I am not a computational scientist, so I would prefer using written packages rather than implementing my own algorithms. I currently work in MATLAB and/or Mathematica, but I am also fluent in C++, and am willing to work in any other enviroment if this could help.

What I've tried so far is calculating the eigenvalues (using MATLAB's eig) and summing up their logs, but I suspect that there are other, more efficient ways to do so. For example, I stumbled upon this paper, but I am not sure whether its algorithm is suitable in my case, and I could not find an implemented code.

Another complication is that it might happen that $\mathbf M_i$ is not invertible, i.e. $\det\mathbf M_i=0$, and in this case I'm interested in the product of all the non-zero eigenvalues (in these cases I know exactly how many zero eigenvalues are there).

Any help would be much appreciated.

• If your $B_{i}$ were Cholesky factors, then you could easily find the determinant from the diagonal of the Cholesky factors. You say that the $B_{i}$ aren't square. What size are they and how did you get them? Aug 28 '15 at 20:45
• @BrianBorchers Actually, I know the $B_i$'s before I know $M_i$. I calculate $M_i$ by the formula $M=B^TB$. They are of dimension $m\times n$ such that $M$ is $n\times n$. The cases $m<n$ correspond to non-invertible $M$ Aug 30 '15 at 11:49
• I found this slide. it might be helpful. Aug 18 '17 at 9:12

Like Brian Borchers says in his comment, the determinant can be determined from the diagonal entries of the Cholesky factor.

Theory:

Consider the Cholesky factorization $$R^TR = S^TMS,$$ where

• $R$ is an upper triangular matrix, and
• $S$ is a permutation matrix.

Then \begin{align} \text{det}(M) &= \text{det}(SR^TRS^T) \\ &= \text{det}(S) \text{det}(R^T) \text{det}(R) \text{det}(S^T) \\ &= \text{det}(R)^2. \end{align}

Since $R$ is triangular, its eigenvalues are the diagonal entries, hence \begin{align} \text{log}~\text{det}(M) &= 2 \text{log}~\text{det}(R) \\ &= 2 \sum_i \text{log}(R_{ii}). \end{align}

Code:

Matlab code to do this is, for example,

[R,~,S] = chol(M);
log_det_chol = sum(2*log(diag(R)));


In python, the log determinant can be computed from the sparse cholesky factorization using the package scikits.sparse.cholmod. Paraphrasing from the linked page, the code to do this is:

from scikits.sparse.cholmod import cholesky
R = cholesky(M)
log_det_chol = R.logdet()


If you only want to consider the nonzero eigenvalues, you can just sum over the nonzero entries of the diagonal of $R$.

Test case:

I tested this against Matlab's build in det() function on the 2D finite difference Laplace operator with Dirichlet B.C.'s, and got exact agreement for matrices up to around 400-by-400, after which point using matlab's det() yielded Inf, whereas the cholesky method had no problem going up to million-by-million scale on my laptop. Here is the code, for reference:

n = 20; % M is n^2-by-n^2. Matlab's det() returns Inf for n=25+
M = gallery('poisson',n);
[R,~,S] = chol(M);
log_det_chol = sum(2*log(diag(R))),
log_det = log(det(M))


Memory considerations:

Since this method is based on the Cholesky factorization, it inherits the speed and stability from that.

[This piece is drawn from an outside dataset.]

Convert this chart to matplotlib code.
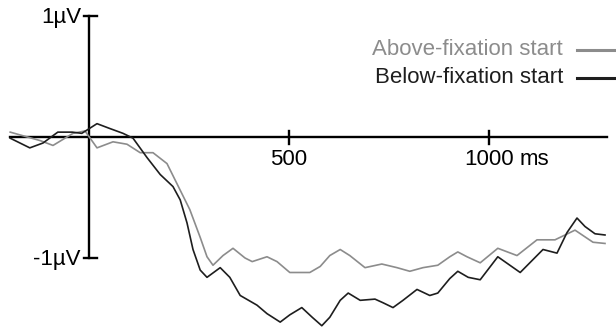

For large problems, the bottleneck using this method is probably going to be memory. In particular, using a Cholesky factorization with good pivoting (Matlab's is good), you can expect to need $O(s^2)$ memory, where $s$ is the number of degrees of freedom in the smallest "separator front" that partitions the degrees of freedom into distinct pieces.

For example, in a 2D problem with an n-by-n grid, the 1D separator front partitioning the domain into two pieces has $s = O(n)$ degrees of freedom. Thus amount of memory required is $O(n^2)$, the same order of magnitude as storing the right hand side.

A 3D n-by-n-by-n problem has a 2D separator front with $s = O(n^2)$ degrees of freedom, necessitating $O(n^4)$ memory.

Algorithmically, a fast, stable route to the determinant is to first convert to symmetric tri-diagonal form using Householder reflections (which is the first step that eig would use on a symmetric matrix; this sub-operation may be visible in matlab).

The determinant of a symmetric tri-diagonal matrix can be found by working along the diagonal in a fairly straightforward way. It requires multiplies and adds at each step, though, so if the final value (or intermediate values) are too large or small to be represented without being in log form, you would need to guard the process against over- or underflow.

For the case with zero eigenvalues - I'm not sure offhand what will happen here, if you wind up with 'gaps' in the diagonal (zero diagonal element with 4 adjacent off-diagonal elements also zero') then you can process the submatrices on each side separately. But it might not work out so cleanly. For that case you probably want to just use the 'eig without eigenvectors' op.

I was fooling around with sparse representation of K_n (tridiagonal -1 2 -1) which theoretically has a determinant of n+1. I ran across this old post. Both SuperLU and CHOLMOD don't seem to have the precision to get the correct determinant once you get above n=1e6.

from scipy.sparse import diags
from scipy.sparse.linalg import splu
from sksparse.cholmod import cholesky
from math import exp

n=int(5e6)
K = diags([-1.],-1,shape=(n,n)) + diags([2.],shape=(n,n)) + diags([-1.],1,shape=(n,n))
lu = splu(K.tocsc())
diagL = lu.L.diagonal()
diagU = lu.U.diagonal()
det=diagL.prod()*diagU.prod()
print(det)

factor = cholesky(K.tocsc())
ld = factor.logdet()
print(exp(ld))


4999993.625461911

4999993.625461119